EXERCISE BRIEF: The line containing "0.025, 0.0018, 0.00012]" marks the end: extract everything from the first line of the data through that line, exactly, with no pictures.

☆ ☆ ☆ ☆

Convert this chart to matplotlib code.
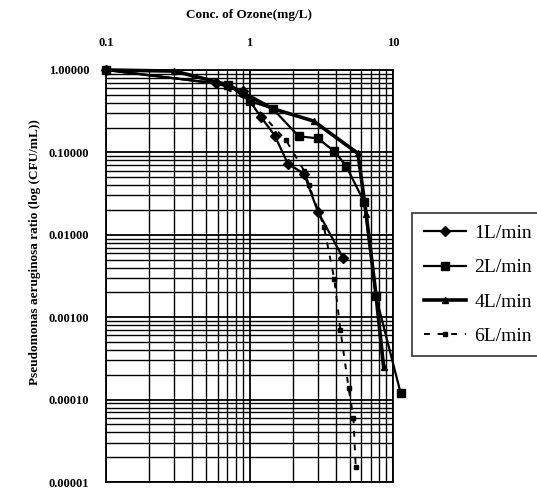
import numpy as np
import matplotlib
matplotlib.use('Agg')
import matplotlib.pyplot as plt
from matplotlib.ticker import LogLocator, NullFormatter, FixedLocator, FixedFormatter

plt.rcParams['font.family'] = ['Liberation Serif', 'DejaVu Serif']

# ozone concentration (mg/L) and survival ratio for each air flow
x_1L = [0.1, 0.58, 0.9, 1.2, 1.5, 1.85, 2.4, 3.0, 4.5]
y_1L = [1.0, 0.69, 0.55, 0.27, 0.16, 0.073, 0.055, 0.019, 0.0052]

x_2L = [0.1, 0.71, 1.0, 1.45, 2.2, 3.0, 3.9, 4.7, 6.3, 7.6, 11.3]
y_2L = [1.0, 0.66, 0.42, 0.34, 0.157, 0.148, 0.103, 0.069, 0.025, 0.0018, 0.00012]

x_4L = [0.1, 0.3, 0.71, 1.45, 2.8, 5.7, 6.5, 7.6, 8.6]
y_4L = [1.0, 0.97, 0.66, 0.34, 0.24, 0.097, 0.018, 0.0019, 0.00025]

x_6L = [0.1, 0.58, 1.0, 1.8, 2.4, 2.6, 3.3, 3.9, 4.3, 4.9, 5.3, 5.5]
y_6L = [1.0, 0.69, 0.42, 0.14, 0.06, 0.04, 0.0125, 0.0029, 0.0007, 0.00014, 0.00006, 0.000015]

labels = ['1L/min', '2L/min', '4L/min', '6L/min']
x_ticks = [0.1, 1, 10]
x_tick_labels = ['0.1', '1', '10']
y_ticks = [1.0, 0.1, 0.01, 0.001, 0.0001, 0.00001]

fig = plt.figure(figsize=(5.37, 4.92), dpi=100)
ax = fig.add_axes([106 / 537, 1 - 482 / 492, (393 - 106) / 537, (482 - 70) / 492])

ax.set_xscale('log')
ax.set_yscale('log')
ax.set_xlim(0.1, 10)
ax.set_ylim(0.00001, 1.0)

# dense black grid like the excel original
ax.xaxis.set_minor_locator(LogLocator(base=10, subs=np.arange(2, 10), numticks=100))
ax.yaxis.set_minor_locator(LogLocator(base=10, subs=np.arange(2, 10), numticks=100))
ax.xaxis.set_minor_formatter(NullFormatter())
ax.yaxis.set_minor_formatter(NullFormatter())
ax.grid(True, which='major', color='black', linewidth=1.3)
ax.grid(True, which='minor', color='black', linewidth=1.0)
ax.set_axisbelow(True)

ax.plot(x_1L, y_1L, color='black', lw=1.6, marker='D', ms=5.5, label=labels[0], clip_on=False, zorder=5)
ax.plot(x_2L, y_2L, color='black', lw=1.6, marker='s', ms=5.5, label=labels[1], clip_on=False, zorder=5)
ax.plot(x_4L, y_4L, color='black', lw=2.6, marker='^', ms=4, label=labels[2], clip_on=False, zorder=5)
ax.plot(x_6L, y_6L, color='black', lw=1.4, ls=(0, (3, 4)), marker='s', ms=2.5,
        label=labels[3], clip_on=False, zorder=5)

ax.xaxis.tick_top()
ax.xaxis.set_major_locator(FixedLocator(x_ticks))
ax.xaxis.set_major_formatter(FixedFormatter(x_tick_labels))
ax.yaxis.set_major_locator(FixedLocator(y_ticks))
ax.yaxis.set_major_formatter(FixedFormatter(['%.5f' % v for v in y_ticks]))
ax.tick_params(axis='x', which='both', length=0, pad=15, labelsize=9)
ax.tick_params(axis='y', which='both', length=0, pad=12, labelsize=9)
for lab in ax.get_xticklabels() + ax.get_yticklabels():
    lab.set_fontweight('bold')

for sp in ax.spines.values():
    sp.set_color('black')
    sp.set_linewidth(1.3)

fig.text(249 / 537, 1 - 15 / 492, 'Conc. of Ozone(mg/L)', ha='center', va='center',
         fontsize=9.5, fontweight='bold')
fig.text(35 / 537, 1 - 252 / 492, 'Pseudomonas aeruginosa ratio (log (CFU/mL))',
         rotation=90, ha='center', va='center', fontsize=9.5, fontweight='bold')

leg = fig.legend(loc='upper left', bbox_to_anchor=(412 / 537, 1 - 213 / 492),
                 fontsize=14, frameon=True, fancybox=False, edgecolor='black',
                 handlelength=2.2, handletextpad=0.4, borderpad=0.6, labelspacing=0.85,
                 borderaxespad=0)
leg.get_frame().set_linewidth(1.2)

fig.savefig('out.png', dpi=100)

☆ ☆ ☆ ☆

EXPECTED ANSWER:
Convert this chart to matplotlib code.
import numpy as np
import matplotlib
matplotlib.use('Agg')
import matplotlib.pyplot as plt
from matplotlib.ticker import LogLocator, NullFormatter, FixedLocator, FixedFormatter

plt.rcParams['font.family'] = ['Liberation Serif', 'DejaVu Serif']

# ozone concentration (mg/L) and survival ratio for each air flow
x_1L = [0.1, 0.58, 0.9, 1.2, 1.5, 1.85, 2.4, 3.0, 4.5]
y_1L = [1.0, 0.69, 0.55, 0.27, 0.16, 0.073, 0.055, 0.019, 0.0052]

x_2L = [0.1, 0.71, 1.0, 1.45, 2.2, 3.0, 3.9, 4.7, 6.3, 7.6, 11.3]
y_2L = [1.0, 0.66, 0.42, 0.34, 0.157, 0.148, 0.103, 0.069, 0.025, 0.0018, 0.00012]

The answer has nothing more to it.